◆ **SHORT PROBLEM**
Reproduce the listing word for word, leaving every picture behind.

◆ **DATA SHOWN**
---+---

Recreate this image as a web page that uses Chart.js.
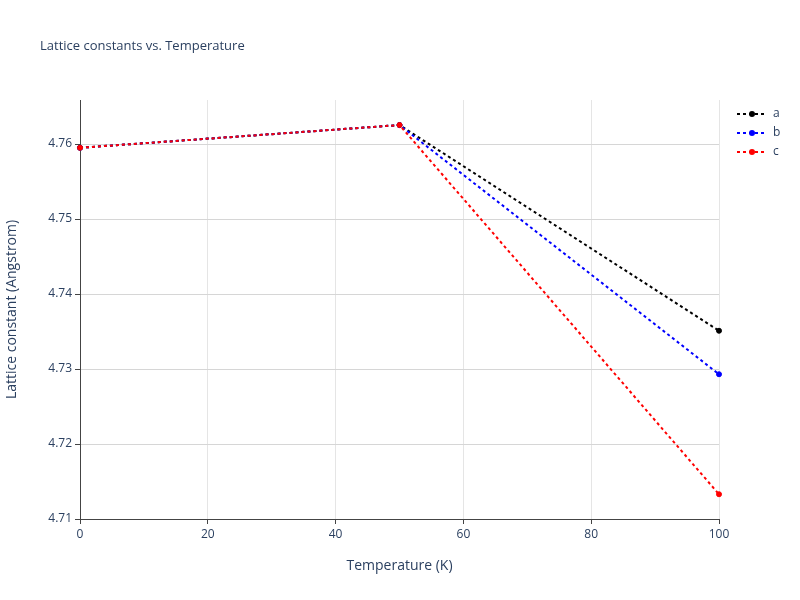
<!DOCTYPE html>
<html>
<head>
<meta charset="utf-8">
<script src="https://cdn.jsdelivr.net/npm/chart.js@4/dist/chart.umd.min.js"></script>
<style>
  body { margin: 0; background: #fff; }
  #wrap { width: 800px; height: 600px; }
</style>
</head>
<body>
<div id="wrap"><canvas id="c" width="800" height="600"></canvas></div>
<script>
const temps = [0, 50, 100];
const aVals = [4.7595, 4.76253, 4.7351];
const bVals = [4.7595, 4.76253, 4.7293];
const cVals = [4.7595, 4.76253, 4.7133];
const seriesNames = ['a', 'b', 'c'];
const seriesColors = ['black', 'blue', 'red'];
const xTicks = [0, 20, 40, 60, 80, 100];
const yTicks = [4.71, 4.72, 4.73, 4.74, 4.75, 4.76];

const font = '"Open Sans", Arial, sans-serif';
const textColor = '#2a3f5f';

function makeSet(i, vals) {
  return {
    label: seriesNames[i],
    data: temps.map((t, k) => ({ x: t, y: vals[k] })),
    borderColor: seriesColors[i],
    backgroundColor: seriesColors[i],
    borderWidth: 2,
    borderDash: [3, 3],
    pointRadius: 2.5,
    pointBorderWidth: 1,
    pointHoverRadius: 2.5,
    order: 3 - i, // last series drawn on top
    clip: false,
  };
}

// title and legend drawn in plotly style
const decor = {
  id: 'decor',
  afterDraw(chart) {
    const ctx = chart.ctx;
    ctx.save();
    ctx.fillStyle = textColor;
    ctx.font = '13px ' + font;
    ctx.textBaseline = 'middle';
    ctx.fillText('Lattice constants vs. Temperature', 40, 46);
    ctx.font = '12px ' + font;
    seriesNames.forEach((n, i) => {
      const y = 114 + i * 19;
      ctx.strokeStyle = seriesColors[i];
      ctx.fillStyle = seriesColors[i];
      ctx.lineWidth = 2;
      ctx.setLineDash([3, 3]);
      ctx.beginPath();
      ctx.moveTo(737, y);
      ctx.lineTo(767, y);
      ctx.stroke();
      ctx.setLineDash([]);
      ctx.beginPath();
      ctx.arc(752, y, 3, 0, Math.PI * 2);
      ctx.fill();
      ctx.fillStyle = textColor;
      ctx.fillText(n, 773, y);
    });
    ctx.restore();
  }
};

new Chart(document.getElementById('c'), {
  type: 'line',
  data: { datasets: [makeSet(0, aVals), makeSet(1, bVals), makeSet(2, cVals)] },
  plugins: [decor],
  options: {
    responsive: false,
    animation: false,
    layout: { padding: { top: 100, right: 81, left: 0, bottom: 0 } },
    plugins: { legend: { display: false }, tooltip: { enabled: false } },
    scales: {
      x: {
        type: 'linear',
        min: 0, max: 100,
        afterBuildTicks: (s) => { s.ticks = xTicks.map(v => ({ value: v })); },
        afterFit: (s) => { s.height = 81; },
        grid: { color: '#e5e5e5', lineWidth: 1, drawTicks: true, tickLength: 5, tickColor: '#444' },
        border: { color: '#444', width: 1 },
        ticks: { color: textColor, font: { family: font, size: 12 } },
        title: { display: true, text: 'Temperature (K)', color: textColor, font: { family: font, size: 14 }, padding: { top: 4, bottom: 26 } },
      },
      y: {
        type: 'linear',
        min: 4.71, max: 4.76587,
        afterBuildTicks: (s) => { s.ticks = yTicks.map(v => ({ value: v })); },
        afterFit: (s) => { s.width = 80; },
        grid: { color: '#d6d6d6', lineWidth: 1, drawTicks: true, tickLength: 5, tickColor: '#444' },
        border: { color: '#444', width: 1 },
        ticks: { color: textColor, font: { family: font, size: 12 }, callback: (v) => String(+v.toFixed(3)) },
        title: { display: true, text: 'Lattice constant (Angstrom)', color: textColor, font: { family: font, size: 14 } },
      }
    }
  }
});
</script>
</body>
</html>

---+---

◆ **CORRECT ANSWER**
Recreate this image as a web page that uses Chart.js.
<!DOCTYPE html>
<html>
<head>
<meta charset="utf-8">
<script src="https://cdn.jsdelivr.net/npm/chart.js@4/dist/chart.umd.min.js"></script>
<style>
  body { margin: 0; background: #fff; }
  #wrap { width: 800px; height: 600px; }
</style>
</head>
<body>
<div id="wrap"><canvas id="c" width="800" height="600"></canvas></div>
<script>
const temps = [0, 50, 100];
const aVals = [4.7595, 4.76253, 4.7351];
const bVals = [4.7595, 4.76253, 4.7293];
const cVals = [4.7595, 4.76253, 4.7133];
const seriesNames = ['a', 'b', 'c'];
const seriesColors = ['black', 'blue', 'red'];
const xTicks = [0, 20, 40, 60, 80, 100];
const yTicks = [4.71, 4.72, 4.73, 4.74, 4.75, 4.76];

const font = '"Open Sans", Arial, sans-serif';
const textColor = '#2a3f5f';

function makeSet(i, vals) {
  return {
    label: seriesNames[i],
    data: temps.map((t, k) => ({ x: t, y: vals[k] })),
    borderColor: seriesColors[i],
    backgroundColor: seriesColors[i],
    borderWidth: 2,
    borderDash: [3, 3],
    pointRadius: 2.5,
    pointBorderWidth: 1,
    pointHoverRadius: 2.5,
    order: 3 - i, // last series drawn on top
    clip: false,
  };
}

// title and legend drawn in plotly style
const decor = {
  id: 'decor',
  afterDraw(chart) {
    const ctx = chart.ctx;
    ctx.save();
    ctx.fillStyle = textColor;
    ctx.font = '13px ' + font;
    ctx.textBaseline = 'middle';
    ctx.fillText('Lattice constants vs. Temperature', 40, 46);
    ctx.font = '12px ' + font;
    seriesNames.forEach((n, i) => {
      const y = 114 + i * 19;
      ctx.strokeStyle = seriesColors[i];
      ctx.fillStyle = seriesColors[i];
      ctx.lineWidth = 2;
      ctx.setLineDash([3, 3]);
      ctx.beginPath();
      ctx.moveTo(737, y);
      ctx.lineTo(767, y);
      ctx.stroke();
      ctx.setLineDash([]);
      ctx.beginPath();
      ctx.arc(752, y, 3, 0, Math.PI * 2);
      ctx.fill();
      ctx.fillStyle = textColor;
      ctx.fillText(n, 773, y);
    });
    ctx.restore();
  }
};

new Chart(document.getElementById('c'), {
  type: 'line',
  data: { datasets: [makeSet(0, aVals), makeSet(1, bVals), makeSet(2, cVals)] },
  plugins: [decor],
  options: {
    responsive: false,
    animation: false,
    layout: { padding: { top: 100, right: 81, left: 0, bottom: 0 } },
    plugins: { legend: { display: false }, tooltip: { enabled: false } },
    scales: {
      x: {
        type: 'linear',
        min: 0, max: 100,
        afterBuildTicks: (s) => { s.ticks = xTicks.map(v => ({ value: v })); },
        afterFit: (s) => { s.height = 81; },
        grid: { color: '#e5e5e5', lineWidth: 1, drawTicks: true, tickLength: 5, tickColor: '#444' },
        border: { color: '#444', width: 1 },
        ticks: { color: textColor, font: { family: font, size: 12 } },
        title: { display: true, text: 'Temperature (K)', color: textColor, font: { family: font, size: 14 }, padding: { top: 4, bottom: 26 } },
      },
      y: {
        type: 'linear',
        min: 4.71, max: 4.76587,
        afterBuildTicks: (s) => { s.ticks = yTicks.map(v => ({ value: v })); },
        afterFit: (s) => { s.width = 80; },
        grid: { color: '#d6d6d6', lineWidth: 1, drawTicks: true, tickLength: 5, tickColor: '#444' },
        border: { color: '#444', width: 1 },
        ticks: { color: textColor, font: { family: font, size: 12 }, callback: (v) => String(+v.toFixed(3)) },
        title: { display: true, text: 'Lattice constant (Angstrom)', color: textColor, font: { family: font, size: 14 } },
      }
    }
  }
});
</script>
</body>
</html>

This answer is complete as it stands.